La famille de Victor Martinez Morales avait tout misé sur lui. Parmi tous les membres de sa famille, c'est lui qui avait été désigné pour venir travailler au Canada et subvenir aux besoins de ceux restés au Mexique. Tout le monde s'était cotisé pour payer son billet d'avion.

L'homme de 35 ans a ruiné les espoirs de sa famille en poignardant à mort une prostituée de 21 ans, Mylène Dupuis, qui était venue chez lui en compagnie de son proxénète pour lui réclamer 20$.

Le drame est survenu le 19 février 2011 dans le quartier Saint-Michel. Morales était un client de la jeune femme depuis six mois.

L'homme aurait pu invoquer la légitime défense s'il s'en était pris uniquement au proxénète, Karl Pierre-Louis, au surnom sans équivoque de «Murder» (meurtrier), qui l'a menacé avec son pistolet. Or, après s'être fait frapper à la tête par Pierre-Louis, il a répliqué en poignardant la jeune femme à 14 reprises. Elle était «comme un mur» entre lui et son agresseur, a-t-il dit lorsqu'il a plaidé coupable à une accusation d'homicide involontaire, plus tôt cette année.

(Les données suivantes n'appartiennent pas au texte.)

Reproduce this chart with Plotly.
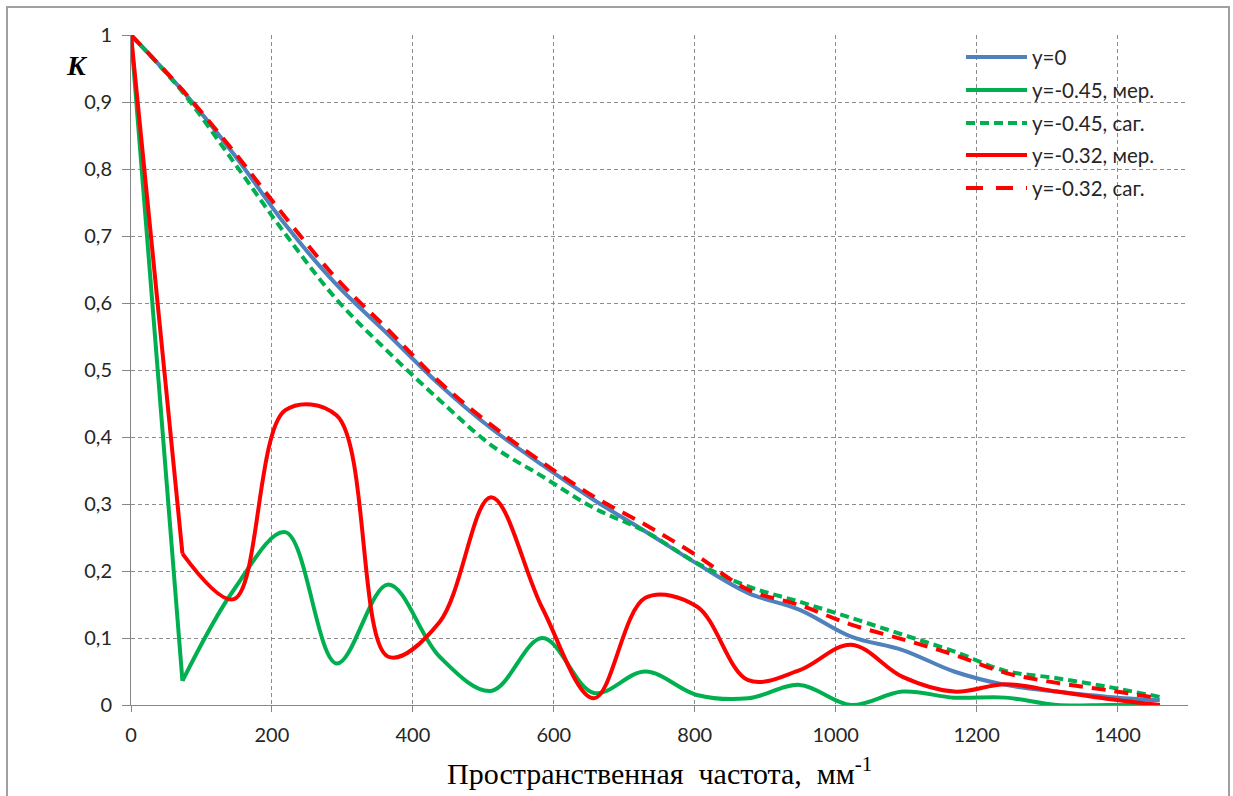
import plotly.graph_objects as go

# Spatial frequency samples, mm^-1
freq = [0, 73, 146, 219, 292, 365, 438, 511, 584, 657, 730, 803, 876, 949,
        1022, 1095, 1168, 1241, 1314, 1387, 1460]

# Contrast K for each field position / section
k_y0 = [1.0, 0.917, 0.822, 0.717, 0.627, 0.553, 0.478, 0.413, 0.358, 0.306,
        0.259, 0.211, 0.167, 0.142, 0.102, 0.082, 0.05, 0.03, 0.02, 0.012, 0.007]
k_045_mer = [1.0, 0.036, 0.172, 0.258, 0.062, 0.18, 0.072, 0.021, 0.10, 0.018,
             0.05, 0.015, 0.01, 0.03, 0.0, 0.02, 0.011, 0.011, 0.0, 0.0, 0.0]
k_045_sag = [1.0, 0.915, 0.81, 0.703, 0.605, 0.527, 0.455, 0.388, 0.341, 0.294,
             0.259, 0.212, 0.177, 0.154, 0.13, 0.105, 0.08, 0.051, 0.04, 0.027, 0.012]
k_032_mer = [1.0, 0.226, 0.158, 0.44, 0.432, 0.072, 0.124, 0.31, 0.144, 0.01,
             0.16, 0.147, 0.037, 0.052, 0.09, 0.042, 0.02, 0.031, 0.02, 0.009, 0.0]
k_032_sag = [1.0, 0.918, 0.826, 0.728, 0.636, 0.56, 0.482, 0.418, 0.362, 0.311,
             0.269, 0.223, 0.172, 0.149, 0.12, 0.098, 0.075, 0.048, 0.033, 0.022, 0.01]

names = ["y=0", "y=-0.45, мер.", "y=-0.45, саг.", "y=-0.32, мер.", "y=-0.32, саг."]
series = [k_y0, k_045_mer, k_045_sag, k_032_mer, k_032_sag]
colors = ["#4F81BD", "#00B050", "#00B050", "#FF0000", "#FF0000"]
dashes = ["solid", "solid", "9px,5px", "solid", "14px,9px"]
legend_dashes = ["solid", "solid", "9px,5px", "solid", "17px,13px"]
# meridional curves fall straight from the first sample, with a corner after it
straight_head = [False, True, False, True, False]

x_title = "Пространственная\u00a0\u00a0частота,\u00a0\u00a0мм<sup>-1</sup>"
y_title = "<b><i>K</i></b>"

W, H = 1233, 796
ML, MR, MT, MB = 131, 45, 35, 91
PW, PH = W - ML - MR, H - MT - MB


def px_x(p):
    return (p - ML) / PW


def px_y(p):
    return (H - MB - p) / PH


fig = go.Figure()
for ys, nm, col, ds, head in zip(series, names, colors, dashes, straight_head):
    if head:
        fig.add_trace(go.Scatter(
            x=freq[:2], y=ys[:2], name=nm, mode="lines",
            line=dict(color=col, width=4, dash=ds, shape="linear"),
            showlegend=False,
        ))
        xv, yv = freq[1:], ys[1:]
    else:
        xv, yv = freq, ys
    fig.add_trace(go.Scatter(
        x=xv, y=yv, name=nm, mode="lines",
        line=dict(color=col, width=4, dash=ds, shape="spline", smoothing=1),
        showlegend=False,
    ))

grid = "#8c8c8c"
tick_font = dict(family="Lato", size=20, color="#262626")

fig.update_layout(
    width=W, height=H,
    margin=dict(l=ML, r=MR, t=MT, b=MB),
    paper_bgcolor="white", plot_bgcolor="white",
    separators=", ",
    xaxis=dict(range=[0, 1500], dtick=200, tick0=0,
               showgrid=True, gridcolor=grid, griddash="4px,3px", gridwidth=1,
               showline=True, linecolor="#868686", linewidth=1,
               ticks="outside", ticklen=6, tickcolor="#868686",
               zeroline=False, tickfont=tick_font, ticklabelstandoff=6),
    yaxis=dict(range=[0, 1], dtick=0.1, tick0=0,
               showgrid=True, gridcolor=grid, griddash="4px,3px", gridwidth=1,
               showline=True, linecolor="#868686", linewidth=1,
               ticks="outside", ticklen=8, tickcolor="#868686",
               zeroline=False, tickfont=tick_font, ticklabelstandoff=6),
)

annotations = [
    dict(text=y_title, x=px_x(77), y=px_y(66), xref="paper", yref="paper",
         showarrow=False, xanchor="center", yanchor="middle",
         font=dict(family="Liberation Serif", size=28, color="black")),
    dict(text=x_title, x=0.5, y=px_y(771), xref="paper", yref="paper",
         showarrow=False, xanchor="center", yanchor="middle",
         font=dict(family="Liberation Serif", size=30, color="black")),
]

shapes = [
    # chart frame
    dict(type="rect", xref="paper", yref="paper",
         x0=px_x(7), x1=px_x(1229), y0=px_y(800), y1=px_y(7),
         line=dict(color="#a0a0a0", width=2), fillcolor="rgba(0,0,0,0)", layer="below"),
]

# legend block
row_y = [57, 90, 123, 155, 188]
for nm, col, ds, ry in zip(names, colors, legend_dashes, row_y):
    shapes.append(dict(type="line", xref="paper", yref="paper",
                       x0=px_x(966), x1=px_x(1027), y0=px_y(ry), y1=px_y(ry),
                       line=dict(color=col, width=4, dash=ds)))
    annotations.append(dict(text=nm, x=px_x(1030), y=px_y(ry), xref="paper", yref="paper",
                            showarrow=False, xanchor="left", yanchor="middle",
                            font=dict(family="Lato", size=20.5, color="#262626")))

fig.update_layout(annotations=annotations, shapes=shapes)
fig.write_html("out.html")
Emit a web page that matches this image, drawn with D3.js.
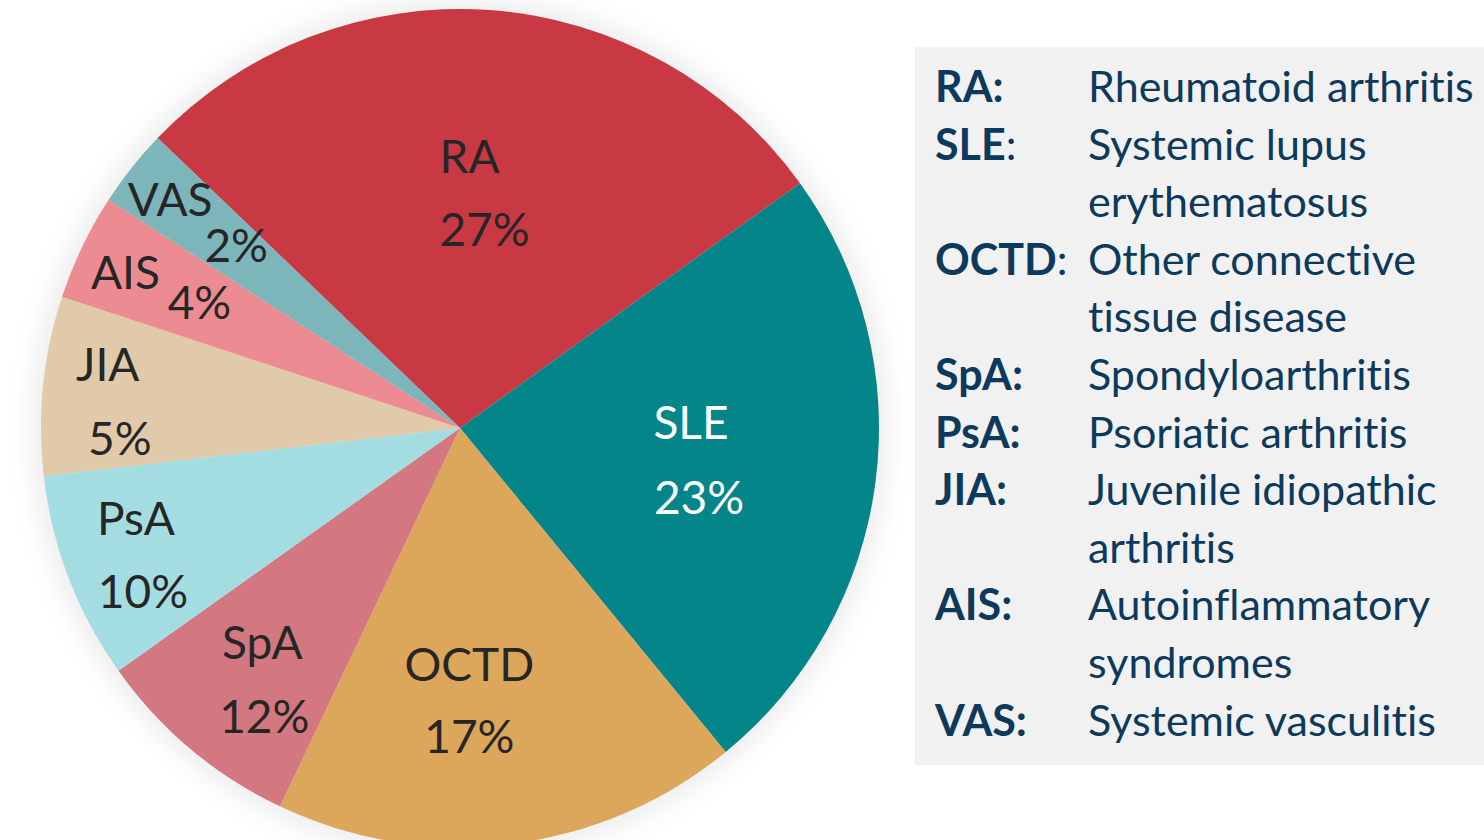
<!DOCTYPE html>
<html>
<head>
<meta charset="utf-8">
<script src="https://cdn.jsdelivr.net/npm/d3@7"></script>
<style>
  html, body { margin: 0; padding: 0; background: #fff; }
  svg { display: block; }
  text { font-variant-ligatures: none; font-feature-settings: "liga" 0, "calt" 0, "dlig" 0, "clig" 0; }
</style>
</head>
<body>
<svg id="chart" width="1484" height="840"></svg>
<script>
// Categories, their printed share and the angle share each slice takes in the picture.
const codes = ['RA', 'SLE', 'OCTD', 'SpA', 'PsA', 'JIA', 'AIS', 'VAS'];
const shareLabels = ['27%', '23%', '17%', '12%', '10%', '5%', '4%', '2%'];
const sliceValues = [27.9, 24.0, 18.0, 8.1, 8.0, 6.9, 4.1, 3.0];
const colors = ['#c93944', '#03858a', '#dca75a', '#d37880', '#a3dde2', '#e0caa9', '#ec8b91', '#7db6ba'];

// Legend rows: abbreviation, whether its colon is bold, and the description lines.
const legendCodes = ['RA', 'SLE', 'OCTD', 'SpA', 'PsA', 'JIA', 'AIS', 'VAS'];
const legendBoldColon = [true, false, false, true, true, true, true, true];
const legendNames = [
  ['Rheumatoid arthritis'],
  ['Systemic lupus', 'erythematosus'],
  ['Other connective', 'tissue disease'],
  ['Spondyloarthritis'],
  ['Psoriatic arthritis'],
  ['Juvenile idiopathic', 'arthritis'],
  ['Autoinflammatory', 'syndromes'],
  ['Systemic vasculitis']
];

const width = 1484;
const height = 840;
const cx = 460, cy = 428, radius = 419;
const font = 'Lato, "Open Sans", "DejaVu Sans", sans-serif';

const svg = d3.select('#chart');

// Soft halo around the pie.
const defs = svg.append('defs');
defs.append('filter')
  .attr('id', 'halo')
  .attr('x', '-20%').attr('y', '-20%')
  .attr('width', '140%').attr('height', '140%')
  .append('feGaussianBlur')
  .attr('stdDeviation', 14);

const pieGroup = svg.append('g')
  .attr('transform', `translate(${cx}, ${cy})`);

pieGroup.append('circle')
  .attr('r', radius + 10)
  .attr('fill', '#000')
  .attr('opacity', 0.07)
  .attr('filter', 'url(#halo)');

// Start angle (VAS/RA boundary at about 313.8 deg).
const start = -46.2 * Math.PI / 180;
const pie = d3.pie()
  .sort(null)
  .value(d => d)
  .startAngle(start)
  .endAngle(start + 2 * Math.PI);

const arcs = pie(sliceValues);
const arc = d3.arc().innerRadius(0).outerRadius(radius);

pieGroup.selectAll('path')
  .data(arcs)
  .enter()
  .append('path')
  .attr('d', arc)
  .attr('fill', (d, i) => colors[i]);

// Label placement: radius of the label block and offsets of the two lines.
const labelRadius = [236, 238, 275, 323, 345, 348, 330, 329];
const line1 = [[-7, -20], [-5, -20], [-24, -20], [10, -16], [-2, -17], [-6, -12], [-37, 4], [-32, -8]];
const line2 = [[8, 53], [3, 55], [-24, 52], [12, 58], [5, 56], [6, 62], [37, 34], [34, 38]];

const labels = pieGroup.selectAll('g.label')
  .data(arcs)
  .enter()
  .append('g')
  .attr('class', 'label')
  .attr('transform', (d, i) => {
    const a = (d.startAngle + d.endAngle) / 2;
    return `translate(${labelRadius[i] * Math.sin(a)}, ${-labelRadius[i] * Math.cos(a)})`;
  })
  .style('font-family', font)
  .style('font-size', '46px')
  .style('text-anchor', 'middle')
  .style('fill', (d, i) => codes[i] === 'SLE' ? '#ffffff' : '#262626');

labels.append('text')
  .attr('x', (d, i) => line1[i][0])
  .attr('y', (d, i) => line1[i][1])
  .text((d, i) => codes[i]);

labels.append('text')
  .attr('x', (d, i) => line2[i][0])
  .attr('y', (d, i) => line2[i][1])
  .text((d, i) => shareLabels[i]);

// Legend panel.
const legend = svg.append('g');
legend.append('rect')
  .attr('x', 915)
  .attr('y', 47)
  .attr('width', width - 915)
  .attr('height', 718)
  .attr('fill', '#f1f1f1');

const rowStep = 57.6;
let row = 0;
const legendText = legend.append('g')
  .style('font-family', font)
  .style('font-size', '43px')
  .style('fill', '#0d3a5c');

legendCodes.forEach((c, i) => {
  const y = 102 + row * rowStep;
  const t = legendText.append('text').attr('x', 935).attr('y', y);
  t.append('tspan').style('font-weight', 'bold').text(c);
  t.append('tspan').style('font-weight', legendBoldColon[i] ? 'bold' : 'normal').text(':');
  legendNames[i].forEach((line, j) => {
    legendText.append('text')
      .attr('x', 1088)
      .attr('y', 102 + (row + j) * rowStep)
      .text(line);
  });
  row += legendNames[i].length;
});
</script>
</body>
</html>
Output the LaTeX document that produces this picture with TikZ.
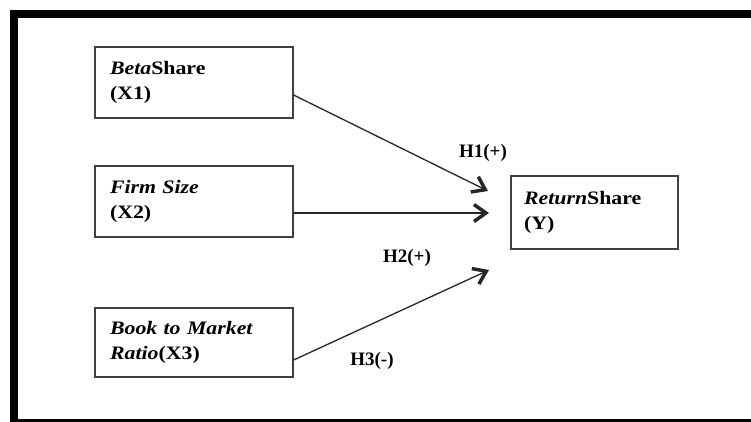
\documentclass[tikz,border=0pt]{standalone}
\usepackage{fontspec}
\setmainfont{Liberation Serif}
\newfontfamily\boxfont{Liberation Serif}[FakeStretch=1.15]
\usepackage{tikz}
\usetikzlibrary{positioning}
\usetikzlibrary{arrows.meta}

\begin{document}
\begin{tikzpicture}[x=1pt,y=-1pt,node distance=119pt,on grid,thick]
    % estilos de las cajas y etiquetas
    \tikzstyle{varbox}=[draw=black!75,line width=1.2pt,minimum height=71pt,text width=168pt,inner xsep=15pt,align=left,font=\boxfont\bfseries\fontsize{19}{25}\selectfont]
    \tikzstyle{hyp}=[font=\bfseries\fontsize{19}{22}\selectfont]
    \tikzstyle{every edge}=[draw,color=black!85,line width=1.3pt,-{Straight Barb[length=12pt,width=17pt,line width=3.5pt 0]}]
    \useasboundingbox (0,0) rectangle (751,421);
    \clip (0,0) rectangle (751,421);
    \draw[line width=8.5pt] (14,13.75) rectangle (770,423);
    \node[varbox] (x_1) at (194,82.5) {\textit{Beta}Share\\(X1)};
    \node[varbox] (x_2) [below=of x_1] {\textit{Firm Size}\\(X2)};
    \node[varbox,minimum height=69pt] (x_3) [below=141pt of x_2] {\textit{Book to Market}\\\textit{Ratio}(X3)};
    \node[varbox,text width=141pt,inner xsep=13pt,minimum height=73pt] (y) at (594.5,212.5) {\textit{Return}Share\\(Y)};
    \coordinate (t_1) at (488,191);
    \coordinate (t_2) at (489,213);
    \coordinate (t_3) at (489,270);
    \path
    ([yshift=-12.5pt]x_1.east) edge (t_1)
    ([yshift=-11.5pt]x_2.east) edge (t_2)
    ([yshift=-17.5pt]x_3.east) edge (t_3);
    \node[hyp] (h_1) at (483,153) {H1(+)};
    \node[hyp] (h_2) at (407,258) {H2(+)};
    \node[hyp] (h_3) at (372,361) {H3(-)};
\end{tikzpicture}
\end{document}
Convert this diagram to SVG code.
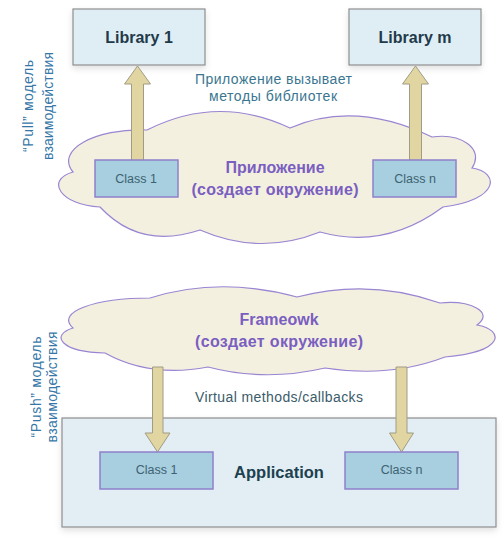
<svg xmlns="http://www.w3.org/2000/svg" width="502" height="544" viewBox="0 0 502 544">
<style>
text{font-family:"Liberation Sans","DejaVu Sans",sans-serif}
.lib{fill:#dfedf4;stroke:#8e8e8e;stroke-width:1.2}
.libt{font-size:16px;font-weight:bold;fill:#1f3a4a;text-anchor:middle}
.cloud{fill:#f3f0e0;stroke:#9a85d2;stroke-width:1.2}
.cloudt{font-size:16px;font-weight:bold;fill:#7a5ec0;text-anchor:middle}
.cls{fill:#a7cfdf;stroke:#8f80cc;stroke-width:1.5}
.clst{font-size:12.5px;fill:#3e6272;text-anchor:middle}
.arr{fill:#e1d5a1;stroke:#a09c86;stroke-width:1}
.note{font-size:14px;fill:#3a7690;text-anchor:middle}
.side{font-size:14px;fill:#3777a8;text-anchor:middle}
.app{fill:#e2eef4;stroke:#8e8e8e;stroke-width:1.2}
.appt{font-size:16.5px;font-weight:bold;fill:#203f4f;text-anchor:middle}
</style>
<defs>
<filter id="sh" x="-10%" y="-10%" width="120%" height="130%">
<feDropShadow dx="0" dy="3" stdDeviation="3" flood-color="#000" flood-opacity="0.12"/>
</filter>
</defs>

<g id="library1">
<rect class="lib" x="73" y="9" width="132" height="56" filter="url(#sh)"/>
<text class="libt" x="139" y="43">Library 1</text>
</g>
<g id="librarym">
<rect class="lib" x="349" y="9" width="132" height="56" filter="url(#sh)"/>
<text class="libt" x="415" y="43">Library m</text>
</g>

<g id="app-cloud">
<path class="cloud" d="M73,172 C55,150 95,128 147,130 Q218,94 290,128 Q355,100 432,137 C460,133 485,148 472,168 C500,172 500,200 443,207 Q385,250 320,232 Q260,256 200,230 Q140,250 100,207 C60,205 45,180 73,172 Z"/>
<text class="cloudt" x="275" y="173">Приложение</text>
<text class="cloudt" x="275" y="195" textLength="167">(создает окружение)</text>
</g>

<g id="application">
<rect class="app" x="62" y="418" width="434" height="109" filter="url(#sh)"/>
<text class="appt" x="279" y="478">Application</text>
</g>

<g id="framework-cloud">
<path class="cloud" d="M73,328 C55,312 95,298 150,298 Q220,276 297,297 Q370,278 440,303 C470,300 495,312 477,325 C505,330 505,352 445,357 Q390,378 325,368 Q265,382 208,367 Q150,378 105,353 C60,352 50,335 73,328 Z"/>
<text class="cloudt" x="279" y="325">Frameowk</text>
<text class="cloudt" x="279" y="347" textLength="168">(создает окружение)</text>
</g>

<g id="connectors">
<polygon class="arr" points="131.5,161 131.5,84 124.5,84 137.5,66 150.5,84 143.5,84 143.5,161"/>
<polygon class="arr" points="409.5,161 409.5,84 402.5,84 415.5,66 428.5,84 421.5,84 421.5,161"/>
<polygon class="arr" points="152.5,367 152.5,433 145,433 157.5,452 170,433 163,433 163,367"/>
<polygon class="arr" points="396,367 396,433 389.5,433 401.5,452 413.5,433 407,433 407,367"/>
</g>

<g id="class1-top">
<rect class="cls" x="95" y="160" width="83" height="37"/>
<text class="clst" x="136" y="183">Class 1</text>
</g>
<g id="classn-top">
<rect class="cls" x="373" y="160" width="83" height="37"/>
<text class="clst" x="415" y="183">Class n</text>
</g>
<g id="class1-bottom">
<rect class="cls" x="100" y="452" width="113" height="37"/>
<text class="clst" x="156.5" y="474">Class 1</text>
</g>
<g id="classn-bottom">
<rect class="cls" x="345" y="452" width="113" height="37"/>
<text class="clst" x="401.5" y="474">Class n</text>
</g>

<g id="labels">
<text class="note" x="273.5" y="84" textLength="157">Приложение вызывает</text>
<text class="note" x="273" y="101" textLength="128">методы библиотек</text>
<text class="note" x="279" y="402" textLength="168" style="fill:#3b5c6a">Virtual methods/callbacks</text>
<text class="side" transform="translate(33,106) rotate(-90)" textLength="92">“Pull” модель</text>
<text class="side" transform="translate(53,106) rotate(-90)" textLength="108">взаимодействия</text>
<text class="side" transform="translate(41,387) rotate(-90)" textLength="101">“Push” модель</text>
<text class="side" transform="translate(57,387) rotate(-90)" textLength="111">взаимодействия</text>
</g>
</svg>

Aujourd'hui vendredi, la Couronne et la défense ont suggéré au juge Claude Champagne de condamner Morales à huit ans de prison. Les deux parties ne s'entendent toutefois pas sur la valeur à donner au temps passé en détention préventive. La défense estime que l'on devrait déduire de la peine à purger une journée et demie pour chaque jour de détention préventive, alors que la Couronne soutient que ces jours comptent simple (un pour un).

L'accusé a dû être placé en isolement de façon permanente parce qu'il a été poignardé, possiblement en représailles. «On ne peut pas le prouver, mais on sait que Pierre-Louis, alias Murder, exploite un réseau de prostitution et s'adonne au trafic de stupéfiants», a plaidé l'avocat de l'accusé, Me Martin Latour. De plus, l'accusé ne parle ni français ni anglais, ce qui rend les échanges avec les agents correctionnels très difficiles.

Arrivé au Canada depuis moins d'un an lorsque le drame est survenu, Morales était décrit par tous ses voisins et amis comme un être gentil et tranquille. Il travaillait dans une usine de conditionnement de poulets.

La poursuite a d'ailleurs insisté sur certains facteurs atténuants. M. Morales n'épouse «d'aucune façon» des valeurs antisociales ou criminelles, a indiqué la procureure, Me Anne-Andrée Charette. Il ne faut toutefois pas «banaliser ce geste très grave», a-t-elle nuancé. Si Pierre-Louis a bel et bien provoqué l'accusé, il n'en est rien de la jeune femme, qui n'a rien fait pour menacer Morales, a rappelé la poursuite.

La famille de la jeune femme était présente à l'audience. Dans une lettre lue au juge, sa mère a décrit Mylène Dupuis comme une jeune femme «pleine de vie». «Évidemment qu'elle n'était pas parfaite, mais on l'aimait pour ce qu'elle était», a-t-elle écrit. Le juge Champagne rendra sa décision sur la peine le 20 avril.